**Goal of the exercise**: Print exactly, please, the lines from the top of the entries below up to and including the line with "import * as", and nothing else; pictures are excluded.

(Figure scripts)
--------------------------------------------------

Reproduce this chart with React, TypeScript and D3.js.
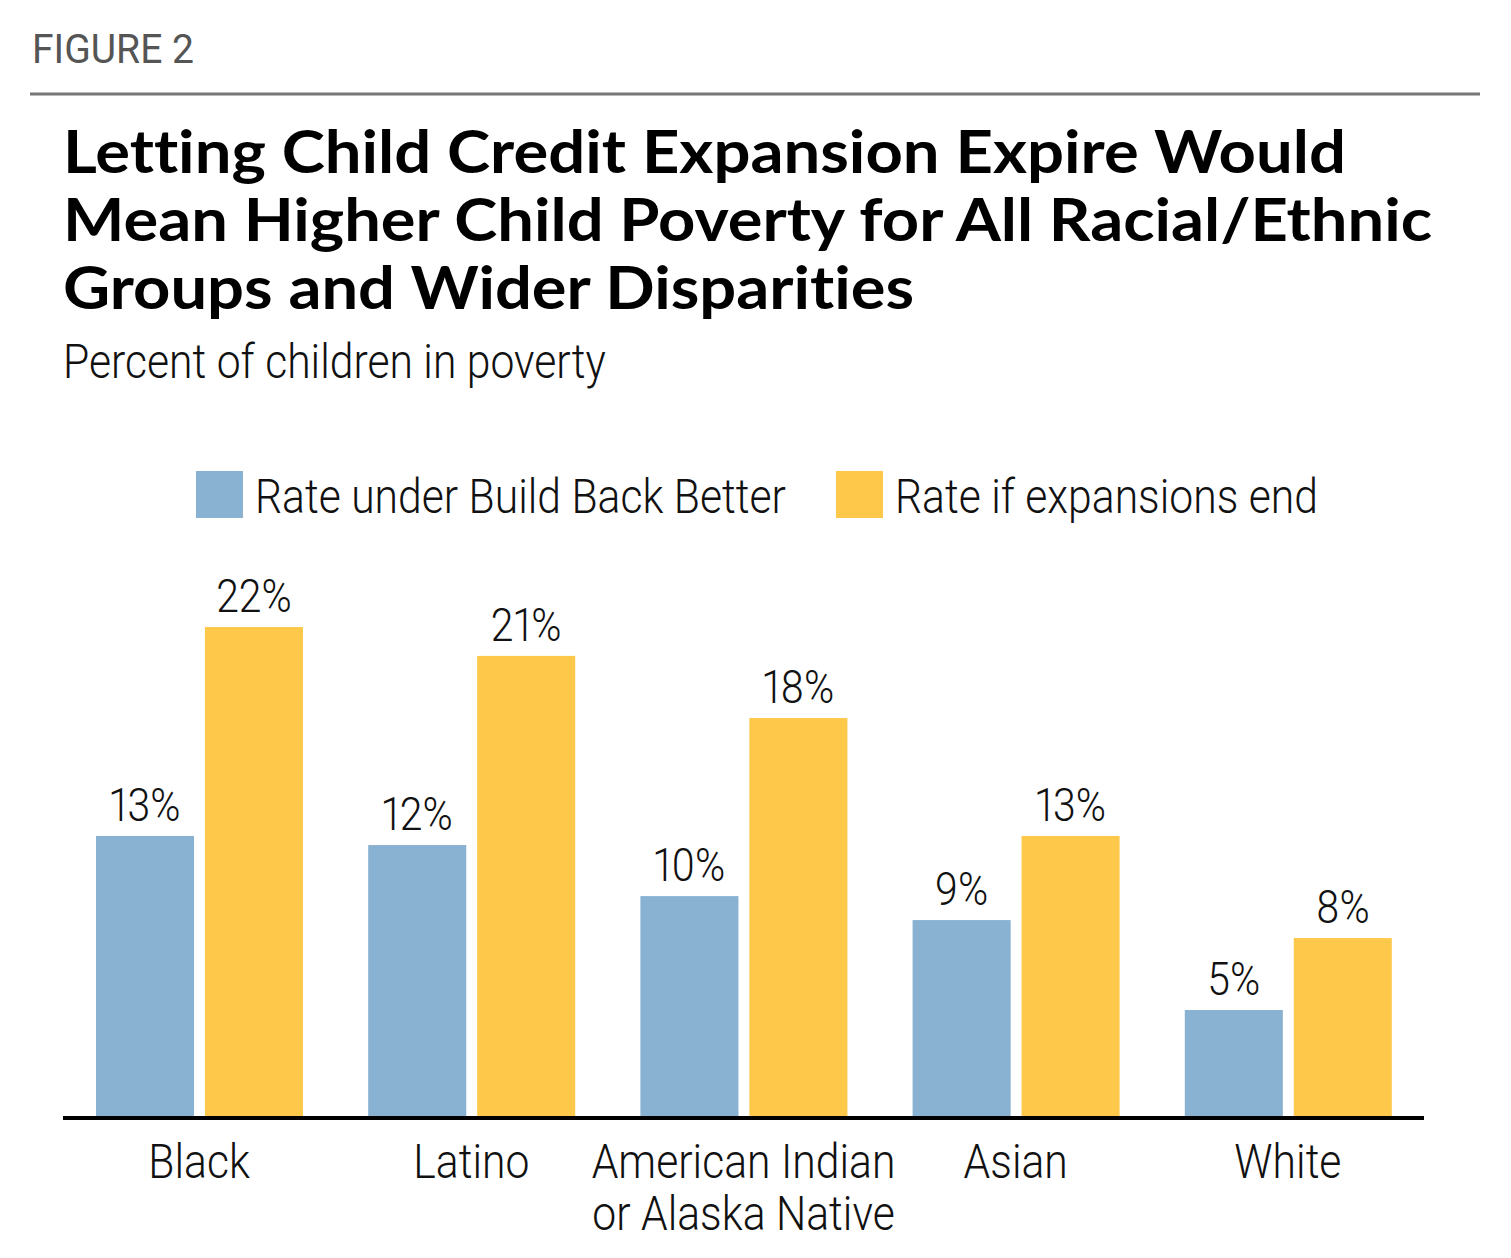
import React from "react";
import * as d3 from "d3";

const categories = ["Black", "Latino", "American Indian\nor Alaska Native", "Asian", "White"];
const seriesNames = ["Rate under Build Back Better", "Rate if expansions end"];
const bbbValues = [12.66, 12.25, 9.95, 8.87, 4.82];
const endValues = [22.07, 20.77, 17.97, 12.66, 8.06];
const bbbLabels = ["13%", "12%", "10%", "9%", "5%"];
const endLabels = ["22%", "21%", "18%", "13%", "8%"];
const titleLines = [
  "Letting Child Credit Expansion Expire Would",
  "Mean Higher Child Poverty for All Racial/Ethnic",
  "Groups and Wider Disparities",
];
const titleWidths = [1283, 1369, 851];

const W = 1511;
const H = 1258;
const BLUE = "#88b1d2";
const YELLOW = "#fec84b";
const LIGHT = "Roboto, sans-serif";

// squeeze factor so Roboto Light looks like the condensed face of the original
const ctx = typeof document !== "undefined" ? document.createElement("canvas").getContext("2d") : null;
function measure(t: string, size: number) {
  if (!ctx) return t.length * size * 0.45;
  ctx.font = `300 ${size}px Roboto`;
  return ctx.measureText(t).width;
}
const K = 531 / measure(seriesNames[0], 48);

function Narrow(props: { x: number; y: number; size: number; anchor?: string; children: string }) {
  const { x, y, size, anchor, children } = props;
  return (
    <text
      transform={`translate(${x},${y}) scale(${K},1)`}
      fontFamily={LIGHT}
      fontWeight={300}
      fontSize={size}
      fill="#111"
      textAnchor={anchor || "start"}
      style={{ fontVariantNumeric: "proportional-nums" }}
    >
      {children}
    </text>
  );
}

export default function App() {
  const left = 63;
  const right = 1424;
  const baseY = 1117;

  const x0 = d3.scaleBand<string>().domain(categories).range([left, right]).padding(0);
  const x1 = d3
    .scaleBand<string>()
    .domain(["bbb", "end"])
    .range([33, 240])
    .paddingInner(0.1);
  const y = d3.scaleLinear().domain([0, 25]).range([baseY, baseY - 25 * 22.2]);

  const rows = categories.map((c, i) => ({
    cat: c,
    bars: [
      { key: "bbb", v: bbbValues[i], label: bbbLabels[i], color: BLUE },
      { key: "end", v: endValues[i], label: endLabels[i], color: YELLOW },
    ],
  }));

  return (
    <svg
      width={W}
      height={H}
      style={{ position: "absolute", left: 0, top: 0, background: "#fff" }}
    >
      <text x={32} y={63} fontFamily="Roboto, sans-serif" fontSize={41} fill="#555" textLength={162} lengthAdjust="spacingAndGlyphs">
        FIGURE 2
      </text>
      <line x1={30} x2={1480} y1={94} y2={94} stroke="#777" strokeWidth={3} />

      {titleLines.map((t, i) => (
        <text
          key={i}
          x={63}
          y={173 + i * 68}
          fontFamily="Lato, sans-serif"
          fontWeight={700}
          fontSize={59}
          fill="#000"
          style={{ fontVariantLigatures: "none" }}
          textLength={titleWidths[i]}
          lengthAdjust="spacingAndGlyphs"
        >
          {t}
        </text>
      ))}

      <Narrow x={63} y={378} size={48}>Percent of children in poverty</Narrow>

      {/* legend */}
      <rect x={196} y={471} width={47} height={47} fill={BLUE} />
      <Narrow x={255} y={513} size={48}>{seriesNames[0]}</Narrow>
      <rect x={836} y={471} width={47} height={47} fill={YELLOW} />
      <Narrow x={895} y={513} size={48}>{seriesNames[1]}</Narrow>

      {rows.map((r) => (
        <g key={r.cat} transform={`translate(${x0(r.cat)},0)`}>
          {r.bars.map((b) => {
            const bx = x1(b.key)!;
            const bw = x1.bandwidth();
            return (
              <g key={b.key}>
                <rect x={bx} y={y(b.v)} width={bw} height={baseY - y(b.v)} fill={b.color} />
                <Narrow x={bx + bw / 2} y={y(b.v) - 15} size={46} anchor="middle">
                  {b.label}
                </Narrow>
              </g>
            );
          })}
          {r.cat.split("\n").map((line, k) => (
            <Narrow key={k} x={x0.bandwidth() / 2} y={1178 + k * 52} size={48} anchor="middle">
              {line}
            </Narrow>
          ))}
        </g>
      ))}

      <line x1={left} x2={right} y1={baseY + 1} y2={baseY + 1} stroke="#000" strokeWidth={4} />
    </svg>
  );
}
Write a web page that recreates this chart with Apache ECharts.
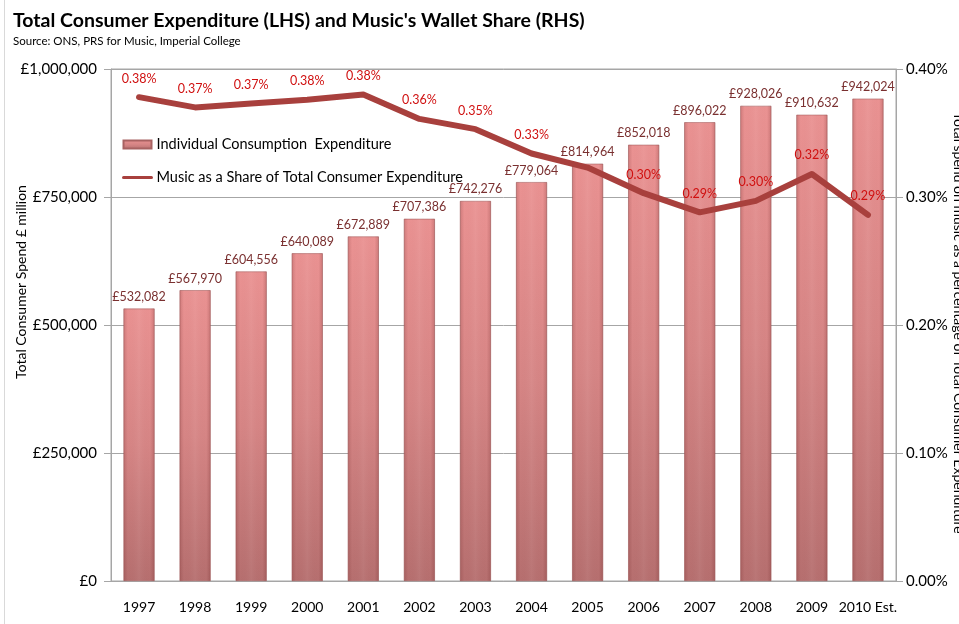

--------------------------------------------------

**Written response**:
Reproduce this chart with React, TypeScript and D3.js.
import React from "react";
import * as d3 from "d3";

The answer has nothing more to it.